» Exercise
Provide an exact copy of the data, excluding the images.

» Dataset content
——

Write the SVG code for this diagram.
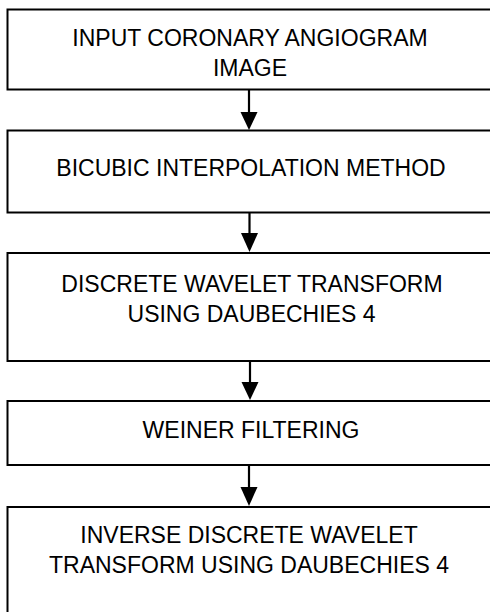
<svg xmlns="http://www.w3.org/2000/svg" width="490" height="612" viewBox="0 0 490 612">
<defs>
<style>
.box{fill:#fff;stroke:#000;stroke-width:2}
.lbl{font-family:"Liberation Sans",Arial,sans-serif;font-size:23px;fill:#000;text-anchor:middle}
.con{stroke:#000;stroke-width:2.2;fill:none}
.head{fill:#000;stroke:none}
</style>
</defs>
<rect width="490" height="612" fill="#fff"/>
<g id="n1"><rect class="box" x="7.5" y="9.5" width="485" height="80"/>
<text class="lbl" x="250" y="46">INPUT CORONARY ANGIOGRAM</text>
<text class="lbl" x="250" y="76">IMAGE</text></g>
<g id="n2"><rect class="box" x="7.5" y="130.5" width="485" height="82"/>
<text class="lbl" x="251" y="176">BICUBIC INTERPOLATION METHOD</text></g>
<g id="n3"><rect class="box" x="7.5" y="253" width="485" height="108"/>
<text class="lbl" x="252" y="291.5">DISCRETE WAVELET TRANSFORM</text>
<text class="lbl" x="251.5" y="321.5">USING DAUBECHIES 4</text></g>
<g id="n4"><rect class="box" x="7.5" y="401" width="485" height="64"/>
<text class="lbl" x="251" y="438">WEINER FILTERING</text></g>
<g id="n5"><rect class="box" x="7.5" y="507" width="485" height="120"/>
<text class="lbl" x="249" y="543">INVERSE DISCRETE WAVELET</text>
<text class="lbl" x="249" y="573">TRANSFORM USING DAUBECHIES 4</text></g>
<g id="connectors">
<line class="con" x1="249" y1="90" x2="249" y2="113"/>
<polygon class="head" points="240.5,112 257.5,112 249,130"/>
<line class="con" x1="249.5" y1="213" x2="249.5" y2="234"/>
<polygon class="head" points="241,233 258,233 249.5,252"/>
<line class="con" x1="250" y1="361" x2="250" y2="383"/>
<polygon class="head" points="241.5,382 258.5,382 250,400"/>
<line class="con" x1="249" y1="465" x2="249" y2="488"/>
<polygon class="head" points="240.5,487 257.5,487 249,506"/>
</g>
</svg>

——

» Solution to this problem
Write the SVG code for this diagram.
<svg xmlns="http://www.w3.org/2000/svg" width="490" height="612" viewBox="0 0 490 612">
<defs>
<style>
.box{fill:#fff;stroke:#000;stroke-width:2}
.lbl{font-family:"Liberation Sans",Arial,sans-serif;font-size:23px;fill:#000;text-anchor:middle}
.con{stroke:#000;stroke-width:2.2;fill:none}
.head{fill:#000;stroke:none}
</style>
</defs>
<rect width="490" height="612" fill="#fff"/>
<g id="n1"><rect class="box" x="7.5" y="9.5" width="485" height="80"/>
<text class="lbl" x="250" y="46">INPUT CORONARY ANGIOGRAM</text>
<text class="lbl" x="250" y="76">IMAGE</text></g>
<g id="n2"><rect class="box" x="7.5" y="130.5" width="485" height="82"/>
<text class="lbl" x="251" y="176">BICUBIC INTERPOLATION METHOD</text></g>
<g id="n3"><rect class="box" x="7.5" y="253" width="485" height="108"/>
<text class="lbl" x="252" y="291.5">DISCRETE WAVELET TRANSFORM</text>
<text class="lbl" x="251.5" y="321.5">USING DAUBECHIES 4</text></g>
<g id="n4"><rect class="box" x="7.5" y="401" width="485" height="64"/>
<text class="lbl" x="251" y="438">WEINER FILTERING</text></g>
<g id="n5"><rect class="box" x="7.5" y="507" width="485" height="120"/>
<text class="lbl" x="249" y="543">INVERSE DISCRETE WAVELET</text>
<text class="lbl" x="249" y="573">TRANSFORM USING DAUBECHIES 4</text></g>
<g id="connectors">
<line class="con" x1="249" y1="90" x2="249" y2="113"/>
<polygon class="head" points="240.5,112 257.5,112 249,130"/>
<line class="con" x1="249.5" y1="213" x2="249.5" y2="234"/>
<polygon class="head" points="241,233 258,233 249.5,252"/>
<line class="con" x1="250" y1="361" x2="250" y2="383"/>
<polygon class="head" points="241.5,382 258.5,382 250,400"/>
<line class="con" x1="249" y1="465" x2="249" y2="488"/>
<polygon class="head" points="240.5,487 257.5,487 249,506"/>
</g>
</svg>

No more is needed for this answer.